It’s a very good question, and I feel like when it comes to that kind of question, the answer should be something you don’t mind eating every day, right? It’s gotta be the za’atar man’oushe at Ladyhawk. It’s my signature. I mean, I can’t help myself. Every time I’m at Ladyhawk—like, almost every day—it makes me a bit fat, but it’s worth it.

It’s the food of the poor, technically. It’s a very cheap flatbread, folded together, and we usually eat it for breakfast. It’s a bread that has za’atar. Za’atar is like a wild thyme mixed with sesame, sumac, and extra virgin olive oil. And then you bake it, and then you just enjoy it.

The best way to eat it, and this is how I grew up eating it, is you open it and put some labneh in it, some slices of tomato, mint, cucumber, olives—all this kind of stuff—and you make it like a sandwich. Delicious. It’s aromatic, it’s everything you want for your palate when you eat it, right? Salty, tangy.

I wanted to have this item on the Ladyhawk menu because I wanted it to scream, ‘Yes! This is Chef Charbel’s food,’ but I also wanted to elevate it a bit, so I went the extra mile. I made a dough fermented for 48 hours, and then I got the best za’atar you can ever get, imported from Lebanon. I import Lebanese olive oil, too.

So I’m trying to make it as authentic as I can, and then, once it’s baked, I do toppings of labneh and tomato sauce made from onion, garlic, tomato, pomegranate molasses, or spice. It’s very tangy and delicious.
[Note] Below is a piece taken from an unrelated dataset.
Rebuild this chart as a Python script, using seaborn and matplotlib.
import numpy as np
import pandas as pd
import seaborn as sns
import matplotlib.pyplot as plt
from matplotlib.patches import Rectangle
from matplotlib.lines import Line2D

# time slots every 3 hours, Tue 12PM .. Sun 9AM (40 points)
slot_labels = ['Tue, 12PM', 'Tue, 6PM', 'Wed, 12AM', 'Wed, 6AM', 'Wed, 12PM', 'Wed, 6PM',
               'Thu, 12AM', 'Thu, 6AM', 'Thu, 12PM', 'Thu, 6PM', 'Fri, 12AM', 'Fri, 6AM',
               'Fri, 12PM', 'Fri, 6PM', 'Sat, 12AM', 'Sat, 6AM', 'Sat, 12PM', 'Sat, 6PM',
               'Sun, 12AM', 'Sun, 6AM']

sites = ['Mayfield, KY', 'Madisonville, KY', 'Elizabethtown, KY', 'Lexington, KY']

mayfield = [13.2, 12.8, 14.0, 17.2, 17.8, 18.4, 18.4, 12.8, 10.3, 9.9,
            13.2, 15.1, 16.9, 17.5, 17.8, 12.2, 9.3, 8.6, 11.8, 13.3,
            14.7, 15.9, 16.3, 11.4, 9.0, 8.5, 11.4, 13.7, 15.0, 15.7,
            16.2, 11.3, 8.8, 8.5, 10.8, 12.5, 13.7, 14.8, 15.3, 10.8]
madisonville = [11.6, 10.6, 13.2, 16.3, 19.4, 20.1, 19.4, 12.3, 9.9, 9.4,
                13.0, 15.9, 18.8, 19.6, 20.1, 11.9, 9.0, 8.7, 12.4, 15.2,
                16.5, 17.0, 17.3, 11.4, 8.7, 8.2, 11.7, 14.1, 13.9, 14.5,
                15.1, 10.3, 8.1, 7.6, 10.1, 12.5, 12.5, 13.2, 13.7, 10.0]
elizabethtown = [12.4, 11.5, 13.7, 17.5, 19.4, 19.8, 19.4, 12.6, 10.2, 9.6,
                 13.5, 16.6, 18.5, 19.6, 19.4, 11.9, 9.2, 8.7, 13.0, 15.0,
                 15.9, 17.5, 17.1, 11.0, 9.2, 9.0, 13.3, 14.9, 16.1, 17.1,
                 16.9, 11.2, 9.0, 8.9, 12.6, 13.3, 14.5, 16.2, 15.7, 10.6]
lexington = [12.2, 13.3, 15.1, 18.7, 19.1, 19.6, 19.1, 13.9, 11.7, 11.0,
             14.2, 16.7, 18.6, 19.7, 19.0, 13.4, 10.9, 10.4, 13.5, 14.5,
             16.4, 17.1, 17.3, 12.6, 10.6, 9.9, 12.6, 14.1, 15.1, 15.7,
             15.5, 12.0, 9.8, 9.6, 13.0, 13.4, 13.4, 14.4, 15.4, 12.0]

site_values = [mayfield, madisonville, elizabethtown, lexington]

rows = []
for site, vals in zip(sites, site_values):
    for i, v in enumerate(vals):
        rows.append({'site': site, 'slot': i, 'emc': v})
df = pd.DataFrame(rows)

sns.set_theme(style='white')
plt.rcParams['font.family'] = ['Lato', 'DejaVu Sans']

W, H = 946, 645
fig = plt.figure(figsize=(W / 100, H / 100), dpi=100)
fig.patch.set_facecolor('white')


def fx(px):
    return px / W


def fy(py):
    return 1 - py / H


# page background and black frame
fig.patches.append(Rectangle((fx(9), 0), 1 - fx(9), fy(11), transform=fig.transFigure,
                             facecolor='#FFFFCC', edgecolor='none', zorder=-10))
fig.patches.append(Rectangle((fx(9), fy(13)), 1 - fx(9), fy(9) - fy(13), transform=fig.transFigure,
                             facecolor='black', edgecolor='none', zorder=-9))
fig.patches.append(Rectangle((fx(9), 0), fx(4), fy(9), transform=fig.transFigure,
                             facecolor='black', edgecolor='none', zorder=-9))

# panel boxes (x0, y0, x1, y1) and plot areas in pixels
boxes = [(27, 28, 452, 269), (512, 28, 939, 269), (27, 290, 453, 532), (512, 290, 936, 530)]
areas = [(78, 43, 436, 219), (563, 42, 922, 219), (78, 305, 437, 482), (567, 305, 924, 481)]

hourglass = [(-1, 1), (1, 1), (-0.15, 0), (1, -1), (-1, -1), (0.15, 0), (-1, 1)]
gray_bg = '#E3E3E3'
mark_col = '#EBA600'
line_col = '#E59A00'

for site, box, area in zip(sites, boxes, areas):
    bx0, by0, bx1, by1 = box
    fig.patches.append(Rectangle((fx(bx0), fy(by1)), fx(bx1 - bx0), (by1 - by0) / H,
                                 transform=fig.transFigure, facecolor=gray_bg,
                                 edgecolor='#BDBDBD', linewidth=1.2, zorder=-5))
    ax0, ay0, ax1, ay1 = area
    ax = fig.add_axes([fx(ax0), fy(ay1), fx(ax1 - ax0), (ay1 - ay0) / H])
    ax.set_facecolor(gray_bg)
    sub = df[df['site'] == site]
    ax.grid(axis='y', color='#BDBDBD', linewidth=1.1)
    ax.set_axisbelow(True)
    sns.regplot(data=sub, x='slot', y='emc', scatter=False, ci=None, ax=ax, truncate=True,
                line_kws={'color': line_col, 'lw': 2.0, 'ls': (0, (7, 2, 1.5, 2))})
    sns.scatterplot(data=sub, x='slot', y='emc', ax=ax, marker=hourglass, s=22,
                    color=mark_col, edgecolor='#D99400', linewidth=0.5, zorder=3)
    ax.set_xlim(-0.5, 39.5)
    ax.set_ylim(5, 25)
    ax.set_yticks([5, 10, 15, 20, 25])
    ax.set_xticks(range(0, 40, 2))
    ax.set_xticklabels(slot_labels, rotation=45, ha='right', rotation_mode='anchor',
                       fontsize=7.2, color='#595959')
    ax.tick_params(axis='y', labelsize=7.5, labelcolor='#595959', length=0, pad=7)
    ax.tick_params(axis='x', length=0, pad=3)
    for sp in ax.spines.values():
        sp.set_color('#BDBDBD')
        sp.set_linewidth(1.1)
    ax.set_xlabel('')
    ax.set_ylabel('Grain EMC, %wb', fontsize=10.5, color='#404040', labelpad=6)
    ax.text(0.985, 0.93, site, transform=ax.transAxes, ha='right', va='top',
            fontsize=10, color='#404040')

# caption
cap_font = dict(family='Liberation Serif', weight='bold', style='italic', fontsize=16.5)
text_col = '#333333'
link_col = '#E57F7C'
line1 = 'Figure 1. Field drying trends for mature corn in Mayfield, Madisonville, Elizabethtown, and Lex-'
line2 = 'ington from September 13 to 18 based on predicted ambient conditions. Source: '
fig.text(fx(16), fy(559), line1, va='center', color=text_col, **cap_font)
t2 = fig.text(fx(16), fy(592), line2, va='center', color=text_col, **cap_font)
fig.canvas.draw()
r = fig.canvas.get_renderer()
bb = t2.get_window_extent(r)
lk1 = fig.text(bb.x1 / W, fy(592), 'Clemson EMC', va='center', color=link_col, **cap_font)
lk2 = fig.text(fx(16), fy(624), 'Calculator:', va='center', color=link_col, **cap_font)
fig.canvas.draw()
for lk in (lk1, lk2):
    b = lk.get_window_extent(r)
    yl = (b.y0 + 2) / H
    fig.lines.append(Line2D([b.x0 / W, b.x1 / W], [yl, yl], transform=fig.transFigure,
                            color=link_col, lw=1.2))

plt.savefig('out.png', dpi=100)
And then the third topping is herb purée made from parsley, mint, and basil, and it looks like the same color of the Lebanese flag—white, red, and green—and it has all the flavors that usually go into za’atar, but in a bread-and-butter kind of dip. Every time I work at Ladyhawk, I have it. I tell the guys, make me one. Sometimes I take one home.